**Exercise**
Report the number of lines containing "this", with no other words.

**Data to process**
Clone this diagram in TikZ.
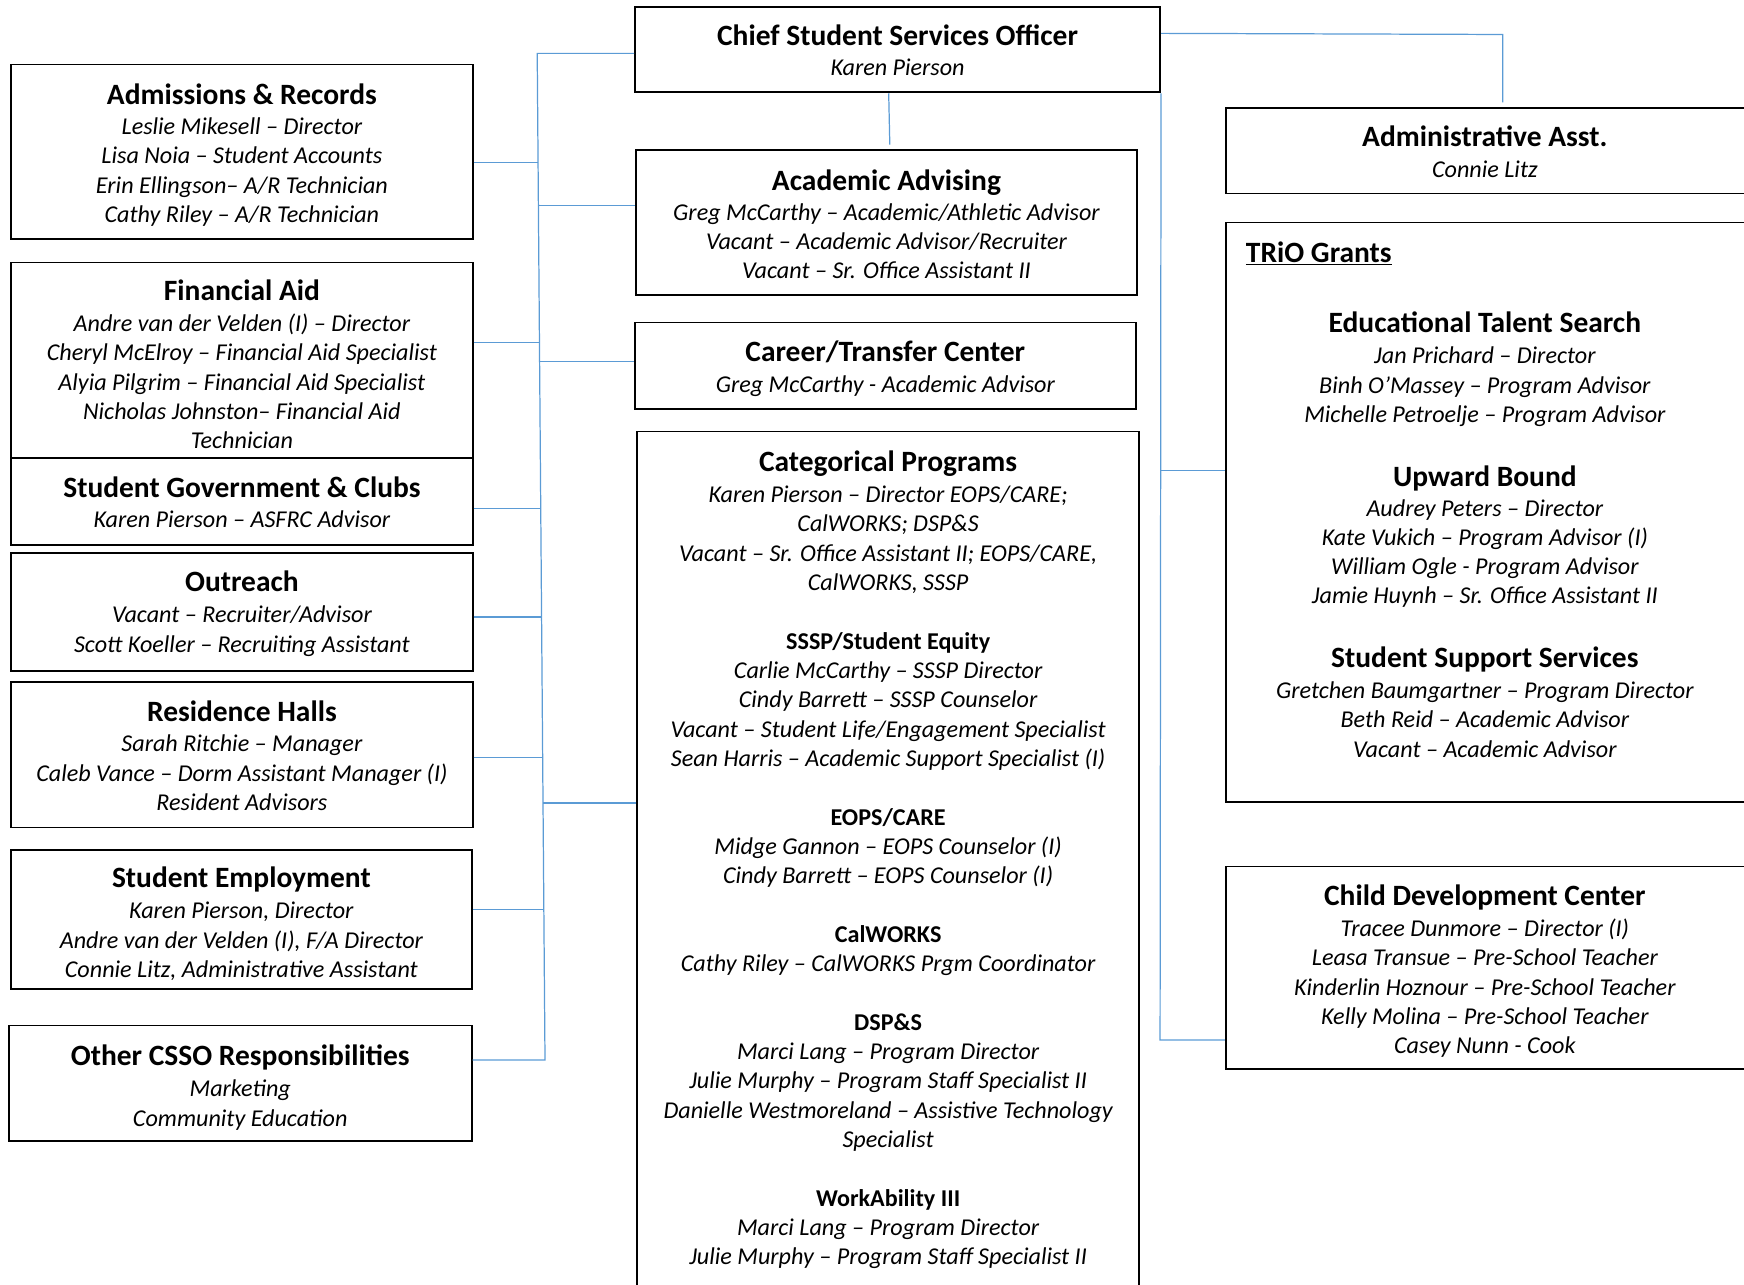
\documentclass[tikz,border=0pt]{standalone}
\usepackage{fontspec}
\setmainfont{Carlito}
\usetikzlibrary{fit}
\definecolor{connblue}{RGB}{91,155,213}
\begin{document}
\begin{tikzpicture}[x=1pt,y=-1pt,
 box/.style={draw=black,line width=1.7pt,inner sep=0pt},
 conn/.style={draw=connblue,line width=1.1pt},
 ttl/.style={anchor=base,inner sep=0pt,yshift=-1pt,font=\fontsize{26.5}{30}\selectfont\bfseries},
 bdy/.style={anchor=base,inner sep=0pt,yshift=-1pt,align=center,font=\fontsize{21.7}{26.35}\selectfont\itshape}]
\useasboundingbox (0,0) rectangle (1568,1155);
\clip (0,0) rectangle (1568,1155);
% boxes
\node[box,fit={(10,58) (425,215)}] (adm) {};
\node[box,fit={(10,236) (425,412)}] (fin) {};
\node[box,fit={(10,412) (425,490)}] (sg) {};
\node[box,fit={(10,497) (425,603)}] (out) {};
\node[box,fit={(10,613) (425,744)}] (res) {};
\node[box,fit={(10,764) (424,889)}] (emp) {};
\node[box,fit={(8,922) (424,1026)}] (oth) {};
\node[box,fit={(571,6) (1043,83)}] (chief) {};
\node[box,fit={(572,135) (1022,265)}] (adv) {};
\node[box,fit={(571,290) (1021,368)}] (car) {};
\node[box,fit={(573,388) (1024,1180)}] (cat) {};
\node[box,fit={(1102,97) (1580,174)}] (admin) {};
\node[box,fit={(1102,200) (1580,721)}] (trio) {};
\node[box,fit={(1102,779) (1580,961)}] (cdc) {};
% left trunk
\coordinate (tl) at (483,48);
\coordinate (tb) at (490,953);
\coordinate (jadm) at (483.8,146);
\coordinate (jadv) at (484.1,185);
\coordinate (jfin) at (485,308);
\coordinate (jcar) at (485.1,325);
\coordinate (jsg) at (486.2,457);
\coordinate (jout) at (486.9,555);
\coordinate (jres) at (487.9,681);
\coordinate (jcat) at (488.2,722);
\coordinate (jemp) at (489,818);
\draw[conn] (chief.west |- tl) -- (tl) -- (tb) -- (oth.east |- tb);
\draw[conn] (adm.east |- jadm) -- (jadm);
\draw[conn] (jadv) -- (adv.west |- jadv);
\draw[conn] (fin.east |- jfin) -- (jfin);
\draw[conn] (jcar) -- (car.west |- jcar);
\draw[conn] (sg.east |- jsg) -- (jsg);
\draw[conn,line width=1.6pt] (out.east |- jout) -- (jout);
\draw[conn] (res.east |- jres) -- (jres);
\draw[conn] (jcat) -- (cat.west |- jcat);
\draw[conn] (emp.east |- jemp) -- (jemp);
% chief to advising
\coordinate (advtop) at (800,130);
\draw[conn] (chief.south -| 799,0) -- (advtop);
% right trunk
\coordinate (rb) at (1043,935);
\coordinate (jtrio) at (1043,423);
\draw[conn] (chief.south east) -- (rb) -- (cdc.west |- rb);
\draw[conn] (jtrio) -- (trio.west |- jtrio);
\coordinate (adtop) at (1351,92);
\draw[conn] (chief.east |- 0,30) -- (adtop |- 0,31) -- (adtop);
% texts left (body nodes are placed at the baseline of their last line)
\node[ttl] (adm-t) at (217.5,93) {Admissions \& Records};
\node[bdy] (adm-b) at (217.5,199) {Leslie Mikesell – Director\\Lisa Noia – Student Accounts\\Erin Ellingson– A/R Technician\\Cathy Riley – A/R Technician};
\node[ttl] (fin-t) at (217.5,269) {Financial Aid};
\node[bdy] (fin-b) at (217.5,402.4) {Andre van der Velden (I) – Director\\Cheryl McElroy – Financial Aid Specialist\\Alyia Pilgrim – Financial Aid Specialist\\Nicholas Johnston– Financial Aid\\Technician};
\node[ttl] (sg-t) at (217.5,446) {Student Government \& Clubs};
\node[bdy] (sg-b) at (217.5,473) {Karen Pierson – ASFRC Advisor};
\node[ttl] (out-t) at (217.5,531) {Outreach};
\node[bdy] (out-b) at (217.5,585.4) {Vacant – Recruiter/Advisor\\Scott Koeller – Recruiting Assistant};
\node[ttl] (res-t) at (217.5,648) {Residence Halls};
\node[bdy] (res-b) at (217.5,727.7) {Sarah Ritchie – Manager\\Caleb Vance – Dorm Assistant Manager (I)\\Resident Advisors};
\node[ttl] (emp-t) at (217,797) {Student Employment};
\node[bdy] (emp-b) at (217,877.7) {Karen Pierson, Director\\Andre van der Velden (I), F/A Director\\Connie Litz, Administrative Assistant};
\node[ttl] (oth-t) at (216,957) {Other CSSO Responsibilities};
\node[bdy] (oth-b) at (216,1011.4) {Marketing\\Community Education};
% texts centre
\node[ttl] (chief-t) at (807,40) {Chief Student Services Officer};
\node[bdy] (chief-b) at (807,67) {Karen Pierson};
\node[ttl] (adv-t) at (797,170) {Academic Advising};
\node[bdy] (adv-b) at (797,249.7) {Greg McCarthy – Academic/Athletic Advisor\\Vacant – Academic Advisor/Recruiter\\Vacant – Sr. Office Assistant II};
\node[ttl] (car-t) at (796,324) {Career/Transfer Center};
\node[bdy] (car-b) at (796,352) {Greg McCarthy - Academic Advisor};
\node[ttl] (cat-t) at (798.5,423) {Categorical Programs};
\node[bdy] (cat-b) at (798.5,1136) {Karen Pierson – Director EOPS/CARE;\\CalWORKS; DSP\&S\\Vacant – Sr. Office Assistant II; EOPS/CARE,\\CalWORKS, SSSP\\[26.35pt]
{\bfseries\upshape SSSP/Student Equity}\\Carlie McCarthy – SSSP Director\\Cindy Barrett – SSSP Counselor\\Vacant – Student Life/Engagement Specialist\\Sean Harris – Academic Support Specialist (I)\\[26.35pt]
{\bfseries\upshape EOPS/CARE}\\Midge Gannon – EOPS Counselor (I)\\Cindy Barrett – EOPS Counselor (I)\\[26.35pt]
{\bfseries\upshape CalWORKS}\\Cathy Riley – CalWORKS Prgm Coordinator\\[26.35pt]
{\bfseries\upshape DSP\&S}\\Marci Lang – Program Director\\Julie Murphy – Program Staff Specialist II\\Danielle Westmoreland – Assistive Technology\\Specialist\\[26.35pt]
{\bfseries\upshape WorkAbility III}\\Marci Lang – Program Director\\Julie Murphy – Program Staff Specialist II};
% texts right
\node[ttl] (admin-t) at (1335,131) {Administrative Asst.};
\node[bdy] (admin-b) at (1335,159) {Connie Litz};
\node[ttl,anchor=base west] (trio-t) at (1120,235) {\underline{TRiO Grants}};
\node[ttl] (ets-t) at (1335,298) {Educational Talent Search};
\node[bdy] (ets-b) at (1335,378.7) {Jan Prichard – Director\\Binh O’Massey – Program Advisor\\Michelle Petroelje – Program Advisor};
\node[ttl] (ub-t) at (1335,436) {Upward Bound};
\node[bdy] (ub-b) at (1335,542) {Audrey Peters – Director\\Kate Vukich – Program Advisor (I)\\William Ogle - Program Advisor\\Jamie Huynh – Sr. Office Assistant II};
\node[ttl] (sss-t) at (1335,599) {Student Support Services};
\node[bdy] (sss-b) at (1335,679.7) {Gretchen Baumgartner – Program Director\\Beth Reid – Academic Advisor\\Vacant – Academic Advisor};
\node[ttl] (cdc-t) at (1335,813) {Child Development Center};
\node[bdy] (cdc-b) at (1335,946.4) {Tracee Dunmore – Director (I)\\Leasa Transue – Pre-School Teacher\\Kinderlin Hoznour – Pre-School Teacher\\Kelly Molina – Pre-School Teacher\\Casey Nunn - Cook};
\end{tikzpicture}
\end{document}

---

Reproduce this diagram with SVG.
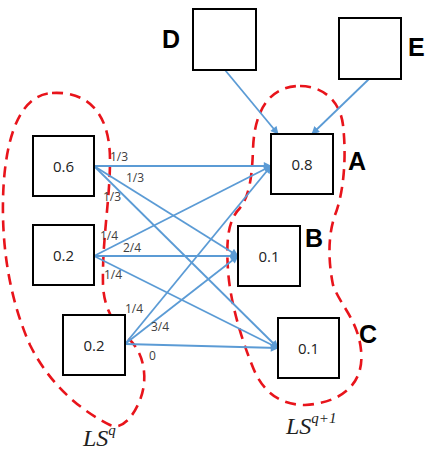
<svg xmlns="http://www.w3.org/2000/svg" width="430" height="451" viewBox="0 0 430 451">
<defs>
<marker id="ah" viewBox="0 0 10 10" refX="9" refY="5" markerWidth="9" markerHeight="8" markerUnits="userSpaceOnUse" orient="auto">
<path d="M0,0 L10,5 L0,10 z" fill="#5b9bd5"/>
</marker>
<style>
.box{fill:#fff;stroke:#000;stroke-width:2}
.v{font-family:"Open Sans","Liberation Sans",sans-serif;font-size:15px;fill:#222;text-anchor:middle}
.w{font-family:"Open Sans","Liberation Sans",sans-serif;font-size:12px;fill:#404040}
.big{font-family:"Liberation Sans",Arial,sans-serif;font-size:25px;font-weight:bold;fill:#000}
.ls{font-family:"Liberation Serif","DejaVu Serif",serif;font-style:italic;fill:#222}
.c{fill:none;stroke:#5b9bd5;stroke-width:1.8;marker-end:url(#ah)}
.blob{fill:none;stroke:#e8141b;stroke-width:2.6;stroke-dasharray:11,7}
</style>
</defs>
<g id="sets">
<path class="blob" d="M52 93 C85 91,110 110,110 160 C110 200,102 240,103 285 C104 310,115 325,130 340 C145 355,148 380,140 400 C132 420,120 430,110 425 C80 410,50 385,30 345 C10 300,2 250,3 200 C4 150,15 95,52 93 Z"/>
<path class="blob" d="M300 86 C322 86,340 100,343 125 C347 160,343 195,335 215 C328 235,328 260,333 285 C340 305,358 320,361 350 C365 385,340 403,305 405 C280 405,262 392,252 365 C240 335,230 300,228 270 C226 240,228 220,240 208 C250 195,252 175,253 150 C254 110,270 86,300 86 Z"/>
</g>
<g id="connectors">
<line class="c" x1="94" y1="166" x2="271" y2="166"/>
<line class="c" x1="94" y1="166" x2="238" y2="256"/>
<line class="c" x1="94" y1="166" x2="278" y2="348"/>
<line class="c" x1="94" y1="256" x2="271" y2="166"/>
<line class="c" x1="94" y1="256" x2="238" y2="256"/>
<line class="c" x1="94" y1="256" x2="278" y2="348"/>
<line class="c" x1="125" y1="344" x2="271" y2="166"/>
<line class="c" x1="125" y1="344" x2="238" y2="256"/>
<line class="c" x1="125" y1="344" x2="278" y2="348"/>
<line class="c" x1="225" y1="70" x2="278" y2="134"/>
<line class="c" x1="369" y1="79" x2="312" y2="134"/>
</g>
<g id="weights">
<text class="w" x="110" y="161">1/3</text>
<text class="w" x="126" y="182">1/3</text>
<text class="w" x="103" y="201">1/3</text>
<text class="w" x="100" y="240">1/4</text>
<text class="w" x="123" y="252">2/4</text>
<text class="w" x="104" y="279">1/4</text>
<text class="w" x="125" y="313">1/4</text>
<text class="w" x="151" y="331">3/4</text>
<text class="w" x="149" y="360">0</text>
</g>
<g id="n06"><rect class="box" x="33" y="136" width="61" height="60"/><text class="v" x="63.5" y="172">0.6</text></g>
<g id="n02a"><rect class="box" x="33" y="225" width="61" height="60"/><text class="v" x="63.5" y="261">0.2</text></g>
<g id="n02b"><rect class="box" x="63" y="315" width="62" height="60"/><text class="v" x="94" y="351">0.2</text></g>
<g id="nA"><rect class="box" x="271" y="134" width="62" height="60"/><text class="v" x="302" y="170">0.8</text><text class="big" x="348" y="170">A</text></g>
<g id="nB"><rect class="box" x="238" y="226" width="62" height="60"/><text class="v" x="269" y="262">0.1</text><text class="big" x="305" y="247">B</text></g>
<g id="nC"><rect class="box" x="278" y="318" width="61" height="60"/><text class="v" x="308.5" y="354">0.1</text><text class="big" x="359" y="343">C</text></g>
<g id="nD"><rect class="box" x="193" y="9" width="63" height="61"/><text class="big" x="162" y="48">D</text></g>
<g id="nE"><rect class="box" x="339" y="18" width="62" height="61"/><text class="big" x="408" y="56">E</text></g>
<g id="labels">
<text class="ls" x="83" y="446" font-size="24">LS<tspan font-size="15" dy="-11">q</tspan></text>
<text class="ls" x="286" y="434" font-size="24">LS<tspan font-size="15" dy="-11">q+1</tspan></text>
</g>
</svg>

**Solution below**
2